A fan of Helen Sword’s himself, Steven Pinker shows you how to make your writing intelligible by avoiding both zombie nouns and signposts:
– You need to write clearly and simply.
– “Bad writing sounds makes the reader feel like a dunce” (p. 36).
– don’t write with lots of abstractions. Use concrete, physical words that you can see, feel, touch, taste, or smell.
– don’t try to sound like your professor and announce what you plan to say. don’t say, “I am going to discuss…” (which is an example of signposting). Who cares? Just say it.
– don’t use your conclusion to repeat what you’ve already said in your essay. That’s boring. Try to reword what you said and link your sentences in a way that creates a whole new self-contained story: your ending.
– don’t say your topic is complicated, complex, controversial, difficult. We know that already.
– don’t use words such as sort of, relatively, somewhat, kind of. Get to the point. If you must qualify what you say, use an actual number. Say 80% likely instead of highly likely, if you have access to supporting statistics.
– Use verbs instead of nominalizations. In other words, say, “define” instead of “the definition of…”

The Foul-Breath of Jargon
What is jargon? Words hardly anyone understands. Steven Pinker explains the meaning of jargon best when he takes the sentence, “There is significant positive correlation between measures of food intake and body mass index,” and translates it to, “The more you eat, the fatter you get” (p. 74).
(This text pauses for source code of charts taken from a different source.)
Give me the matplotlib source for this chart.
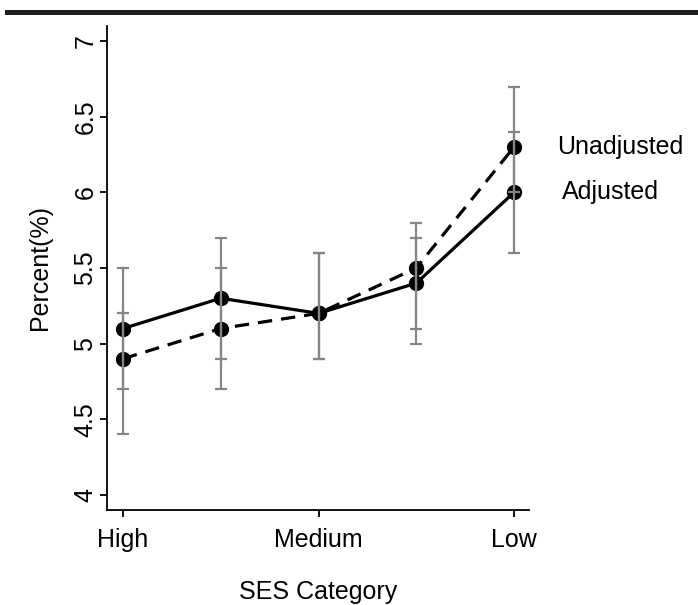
import matplotlib
matplotlib.use("Agg")
from matplotlib import pyplot as plt
from matplotlib.patches import Rectangle

plt.rcParams['font.family'] = ['Liberation Sans', 'DejaVu Sans']

# SES categories (only 1, 3, 5 get a label)
positions = [1, 2, 3, 4, 5]
tick_pos = [1, 3, 5]
tick_labels = ["High", "Medium", "Low"]

# estimates
adjusted = [5.1, 5.3, 5.2, 5.4, 6.0]
adj_lo = [4.7, 4.9, 4.9, 5.0, 5.6]
adj_hi = [5.5, 5.7, 5.6, 5.7, 6.4]

unadjusted = [4.9, 5.1, 5.2, 5.5, 6.3]
unadj_lo = [4.4, 4.7, 4.9, 5.1, 6.0]
unadj_hi = [5.2, 5.5, 5.6, 5.8, 6.7]

yticks = [4, 4.5, 5, 5.5, 6, 6.5, 7]
ytick_labels = ["4", "4.5", "5", "5.5", "6", "6.5", "7"]

fs = 18

fig = plt.figure(figsize=(6.98, 6.05), dpi=100)
ax = fig.add_axes([107/698, 1 - 510/605, (529 - 107)/698, (510 - 26)/605])

# lines + markers first, grey CI bars go on top (like the original)
ax.plot(positions, adjusted, color="black", lw=2.3, marker="o", ms=10, zorder=2)
ax.plot(positions, unadjusted, color="black", lw=2.3, ls=(0, (4.5, 2.8)),
        marker="o", ms=10, zorder=2)

for lo, hi in [(adj_lo, adj_hi), (unadj_lo, unadj_hi)]:
    mid = [(a + b) / 2 for a, b in zip(lo, hi)]
    err = [[m - a for m, a in zip(mid, lo)], [b - m for m, b in zip(mid, hi)]]
    ax.errorbar(positions, mid, yerr=err, fmt="none", ecolor="#858585",
                elinewidth=1.6, capsize=4.6, capthick=1.6, zorder=3)

ax.text(5.44, unadjusted[-1], "Unadjusted", fontsize=fs, va="center", ha="left", clip_on=False)
ax.text(5.49, adjusted[-1], "Adjusted", fontsize=fs, va="center", ha="left", clip_on=False)

ax.set_xlim(0.836, 5.153)
ax.set_ylim(3.9, 7.1)
ax.set_xticks(tick_pos)
ax.set_xticklabels(tick_labels, fontsize=fs)
ax.set_yticks(yticks)
ax.set_yticklabels(ytick_labels, fontsize=fs, rotation=90, va="center")

for side in ["top", "right"]:
    ax.spines[side].set_visible(False)
for side in ["left", "bottom"]:
    ax.spines[side].set_linewidth(1.3)
ax.tick_params(axis="both", length=5, width=1.3, direction="out")
ax.tick_params(axis="y", pad=2)
ax.tick_params(axis="x", pad=8)

fig.text(40/698, 1 - 268/605, "Percent(%)", rotation=90, fontsize=fs,
         ha="center", va="center")
fig.text(318/698, 1 - 592/605, "SES Category", fontsize=fs,
         ha="center", va="center")

# thick rule across the top
fig.add_artist(Rectangle((5/698, 1 - 15/605), 1, 5/605, transform=fig.transFigure,
                         color="#1e1e1e", lw=0))

fig.savefig("out.png", dpi=100)
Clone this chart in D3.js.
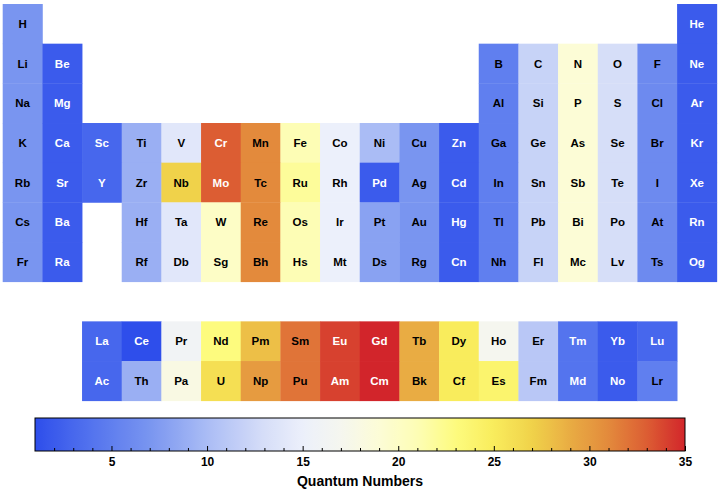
<!DOCTYPE html>
<html>
<head>
<meta charset="utf-8">
<script src="https://cdn.jsdelivr.net/npm/d3@7"></script>
<style>
  html, body { margin: 0; padding: 0; background: #fff; }
  svg { display: block; font-family: "Liberation Sans", Arial, Helvetica, sans-serif; }
</style>
</head>
<body>
<svg id="chart" width="720" height="494"></svg>
<script>
// ---- data (atomic-number order) ----
const symbols = ["H","He","Li","Be","B","C","N","O","F","Ne","Na","Mg","Al","Si","P","S","Cl","Ar",
  "K","Ca","Sc","Ti","V","Cr","Mn","Fe","Co","Ni","Cu","Zn","Ga","Ge","As","Se","Br","Kr",
  "Rb","Sr","Y","Zr","Nb","Mo","Tc","Ru","Rh","Pd","Ag","Cd","In","Sn","Sb","Te","I","Xe",
  "Cs","Ba","La","Ce","Pr","Nd","Pm","Sm","Eu","Gd","Tb","Dy","Ho","Er","Tm","Yb","Lu",
  "Hf","Ta","W","Re","Os","Ir","Pt","Au","Hg","Tl","Pb","Bi","Po","At","Rn",
  "Fr","Ra","Ac","Th","Pa","U","Np","Pu","Am","Cm","Bk","Cf","Es","Fm","Md","No","Lr",
  "Rf","Db","Sg","Bh","Hs","Mt","Ds","Rg","Cn","Nh","Fl","Mc","Lv","Ts","Og"];
const quantumNumbers = [7,2,7,2,5,12,19,13,6,2,7,2,5,12,19,13,6,2,
  7,2,3,9,14,33,31,21,15,10,7,2,5,12,19,13,6,2,
  7,2,3,9,27,33,31,22,15,2,7,2,5,12,19,13,6,2,
  7,2,3,1,16,23,28,32,34,35,29,25,17,11,4,2,3,
  9,14,20,31,21,15,8,7,2,5,12,19,13,6,2,
  7,2,3,9,18,26,30,32,34,35,29,25,24,11,4,2,5,
  9,14,20,31,21,15,8,7,2,5,12,19,13,6,2];
const colorbarTicks = [5,10,15,20,25,30,35];
const colorbarTitle = "Quantum Numbers";
// TemperatureMap-like colour stops
const cmapValues = [1,4,7,10,13,15,17,19,21,23,25,27,29,31,33,35];
const cmapColors = ["#2e4eeb","#5474ee","#7995f0","#aabcf5","#d6def8","#ecf0fb","#f5f6ef","#fcfcd6",
  "#fdfdb5","#fdfb7e","#f9ec5c","#f0d24a","#e9ac43","#e38a3c","#dc5d33","#d2252b"];

// ---- periodic-table placement from atomic number ----
const periodEnds = [2,10,18,36,54,86,118];
function place(Z) {
  let p = 0; while (Z > periodEnds[p]) p++;
  const start = p === 0 ? 1 : periodEnds[p-1] + 1;
  const i = Z - start;
  if (p === 0) return {col: i === 0 ? 1 : 18, row: 0};
  if (p === 1 || p === 2) return {col: i < 2 ? i + 1 : i + 11, row: p};
  if (p === 3 || p === 4) return {col: i + 1, row: p};
  if (i < 2) return {col: i + 1, row: p};
  if (i <= 16) return {col: i + 1, row: p + 3}; // f-block rows, after a one-row gap
  return {col: i - 13, row: p};
}
const cells = symbols.map((s, k) => Object.assign({sym: s, v: quantumNumbers[k]}, place(k + 1)));

const svg = d3.select("#chart");
const cell = 39.67;
const x = d3.scaleBand().domain(d3.range(1, 19)).range([2.7, 2.7 + 18 * cell]).padding(0);
const y = d3.scaleBand().domain(d3.range(0, 10)).range([4, 4 + 10 * cell]).padding(0);
const color = d3.scaleLinear().domain(cmapValues).range(cmapColors).interpolate(d3.interpolateRgb).clamp(true);

const g = svg.append("g");
const cg = g.selectAll("g.cell").data(cells).join("g").attr("class", "cell");
cg.append("rect")
  .attr("x", d => x(d.col)).attr("y", d => y(d.row))
  .attr("width", x.bandwidth() + 0.4).attr("height", y.bandwidth() + 0.4)
  .attr("fill", d => color(d.v));
cg.append("text")
  .attr("x", d => x(d.col) + x.bandwidth() / 2)
  .attr("y", d => y(d.row) + y.bandwidth() / 2)
  .attr("dy", "0.36em")
  .attr("text-anchor", "middle")
  .attr("font-size", "11.5px").attr("font-weight", "bold")
  .attr("fill", d => (d.v <= 4 || d.v >= 33) ? "#ffffff" : "#000000")
  .text(d => d.sym);

// ---- colorbar ----
const cbX0 = 35, cbX1 = 685, cbY0 = 418, cbY1 = 451;
const cx = d3.scaleLinear().domain([1, 35]).range([cbX0, cbX1]);
const defs = svg.append("defs");
const grad = defs.append("linearGradient").attr("id", "cbgrad").attr("x1", "0%").attr("x2", "100%").attr("y1", "0%").attr("y2", "0%");
d3.range(0, 101).forEach(i => {
  const v = 1 + 34 * i / 100;
  grad.append("stop").attr("offset", i + "%").attr("stop-color", color(v));
});
svg.append("rect").attr("x", cbX0).attr("y", cbY0).attr("width", cbX1 - cbX0).attr("height", cbY1 - cbY0)
  .attr("fill", "url(#cbgrad)").attr("stroke", "#000").attr("stroke-width", 1);

const minor = d3.range(2, 35).filter(v => v % 5 !== 0);
const minorAxis = svg.append("g").attr("transform", `translate(0,${cbY1})`)
  .call(d3.axisBottom(cx).tickValues(minor).tickSize(-3).tickFormat(""));
minorAxis.select(".domain").remove();
const majorAxis = svg.append("g").attr("transform", `translate(0,${cbY1})`)
  .call(d3.axisBottom(cx).tickValues(colorbarTicks).tickSize(-5).tickPadding(6).tickFormat(d3.format("d")));
majorAxis.select(".domain").remove();
svg.selectAll(".tick line").attr("stroke", "#000");
majorAxis.selectAll("text").attr("font-size", "12px").attr("font-weight", "bold").attr("fill", "#000")
  .attr("font-family", "Liberation Sans, Arial, sans-serif");

svg.append("text").attr("x", 360).attr("y", 486).attr("text-anchor", "middle")
  .attr("font-size", "14px").attr("font-weight", "bold").attr("fill", "#000")
  .text(colorbarTitle);
</script>
</body>
</html>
Recently, I beefed up my writing by sprinkling in big words. Big words means denser prose, which means better writing, right? Wrong.

My writing changed for the better only after my managing editor told me that the key purpose of writing was to clearly share thoughts and ideas: to share meaning. He said, the less the reader has to struggle to understand what you are saying, the better. His words marked a turning point for me. Since then, I delete my pompous, ego-inflating words and replace them with simpler English. I now try to write as if you, the reader, once served as my best friend in kindergarten and stuck with me ever since; in other words, “Write like you are writing to a friend.”
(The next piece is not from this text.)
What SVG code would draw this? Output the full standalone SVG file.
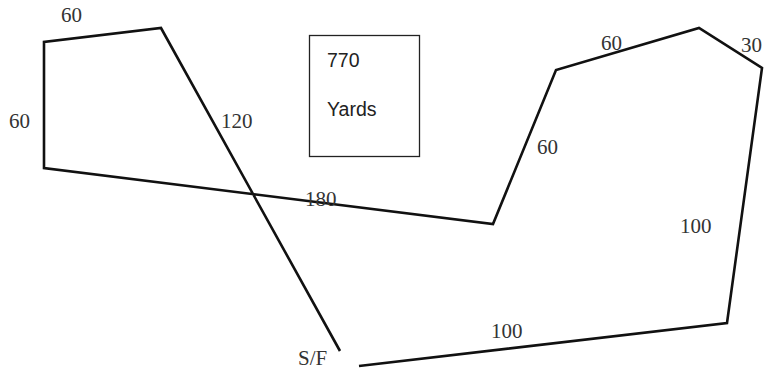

I also now try to buy academic books that use down-to-earth English. A good example of an easy-to-read book is Theory Building in Applied Disciplines by Swanson and Chermack. Theory building as a topic sounds scary, and some authors make theory building seem harder than getting an A in film theory, but Swanson and Chermack make theory-building seem easy, useful, and fun.
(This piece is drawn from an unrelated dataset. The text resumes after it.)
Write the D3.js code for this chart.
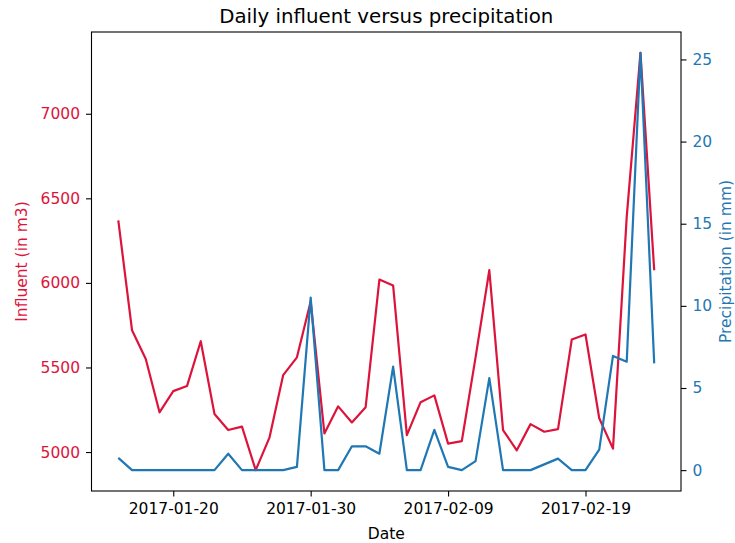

But back to Steven Pinker. He knows that academic writing doesn’t benefit from jargon:
– Writers sometimes deliberately use hard-to-understand words to “hide the fact that they have nothing to say” (p. 58). Big words puff the writer’s ego but deflate the readers’s ability to get the drift.
– Explain what the jargon you use means.
– Sometimes we forget that our readers know less about the subject than we do. Ensure you spell out your technical definitions and write out your acronyms.
– When you use a technical term, generously use more than one example to define the word.
– Use words that can be visualized. For instance, call something by its more specific name: “a 1970s ham radio” instead of “an audio device”. As another example, call something “a 2016 black Lamborghini” instead of “a sports vehicle.” And last of all, call yourself, “a straight A student on the fast-track to a PhD” rather than “a good student.” After all, the tag fits.

So, there’s nothing to fear. The Study Dude is determined to make right for you all the wrongs I made in grad school?one A+ at a time.

References
Pinker, Steven. 2014. The Sense of Style: The Thinking Person’s Guide to Writing in the 21st Century. New York, NY: Penguin Books.